On 30 April 1978, Syd Shelton was woken by people parading past his building in Charing Cross Road, singing Clash songs. It was 4am but Shelton, a photographer and activist from Yorkshire, was delighted. He was helping organise a Rock Against Racism march later that morning from Trafalgar Square to east London. A stage had been set up in Victoria Park and the Clash were playing, as were Steel Pulse, X-Ray Spex and the Tom Robinson Band, but the organisers were worried no one would walk seven miles to see a concert. “When I went down at 7am,” Shelton recalls, “there were already 10,000 people in the square.”
In the end, nearly 10 times that number marched to Victoria Park. It was a coup for Rock Against Racism, which had been staging only small events for two years. Its mission was to challenge racist tendencies in British music – the spark was a rant by Eric Clapton at a gig in Birmingham, praising Enoch Powell and urging Britain to “get the foreigners out” – but it had a wider social agenda too. The National Front was on the rise, and tensions between communities were being stoked by the rightwing press, and by the police, which many perceived to be institutionally racist.
Shelton joined Rock Against Racism in 1977. “My first real involvement was in Lewisham. The National Front organised an ‘anti-mugging’ march and we put on a big counter-demonstration.” He shot rolls of vivid photos and continued to document the struggle over the next four years.
Rock Against Racism made a point of bringing artists of different colours together on the same stage. You can see the diversity in Shelton’s collection: Jimmy Pursey and Steel Pulse saluting the crowd at the Victoria Park carnival; Misty in Roots and Tom Robinson group-hugging at Alexandra Palace.

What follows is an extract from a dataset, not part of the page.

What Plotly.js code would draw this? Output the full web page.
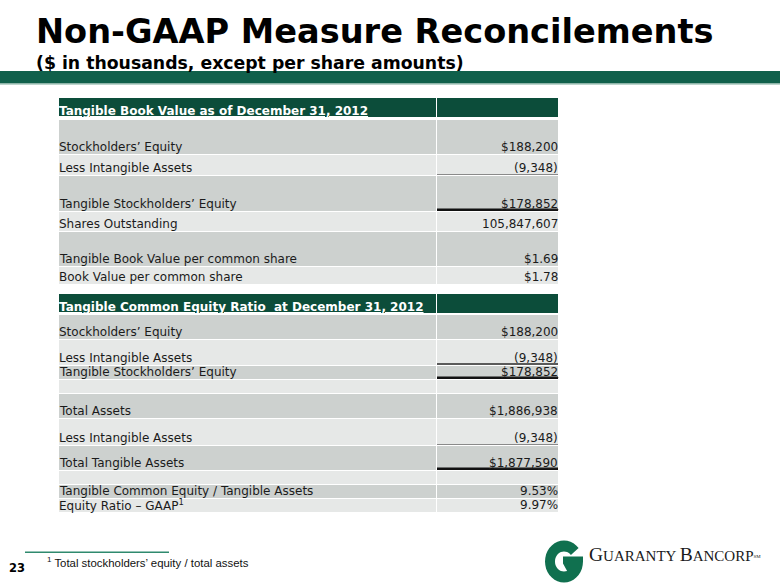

The audiences were mixed too. “It was such a great mish-mash,” recalls Shelton, “from hardline SWP supporters to people who were simply anti-racist.” He stresses that they weren’t merely preaching to the converted: “I came across a photo today of a woman called Sharon who had been a racist skinhead but Rock Against Racism changed her mind. She became one of our main activists. We saw it as an argument we had to win.”
The movement staged some 500 gigs around the UK before dying down in the early 80s. (It was reborn two decades later as Love Music Hate Racism.) “I don’t mean to suggest the fight is over – that would be ridiculous to say when you look at the current situation in Calais – but music had changed; it had become more multiracial and that was fantastic.”
Paul Simonon of the Clash at the Rock Against Racism/Anti-Nazi League carnival in Victoria Park, 30 April 1978
Jimmy Pursey at Carnival 2, Brockwell Park, Brixton, 24 September 1978
Fans of the Ruts invade the stage, West Runton Pavilion, Cromer, Norfolk, 1979
Darcus Howe addressing an anti-National Front march in Lewisham, 13 August 1977
Aswad playing The Southall Kids Are Innocent gig at the Rainbow theatre, London, 1979
“This was taken at one of two benefit gigs we put on at the Rainbow theatre in Finsbury Park. We were raising money to defend 700 people who’d been arrested at a demonstration against the National Front in Southall, during which the activist Blair Peach was killed and Clarence Baker, the manager of Misty in Roots, was beaten so badly that he ended up in a coma. As well as Aswad, we had the Pop Group, the Clash, the Ruts and Pete Townshend, who loaned us the PA. Both nights were totally sold out. They were two brilliant gigs.”
Mick Jones and Paul Simonon of the Clash, London 1977
Specials fans at the RAR/ANL carnival, Potternewton Park, Leeds, 1981
Tony James of Generation X plays bass with Sham 69 at Central London Polytechnic, September 1978
The Specials, RAR/ANL carnival, Potternewton Park, Leeds, 1981
Syd Shelton self-portrait 1978
A self-portrait by Syd Shelton, Charing Cross Road, 1978.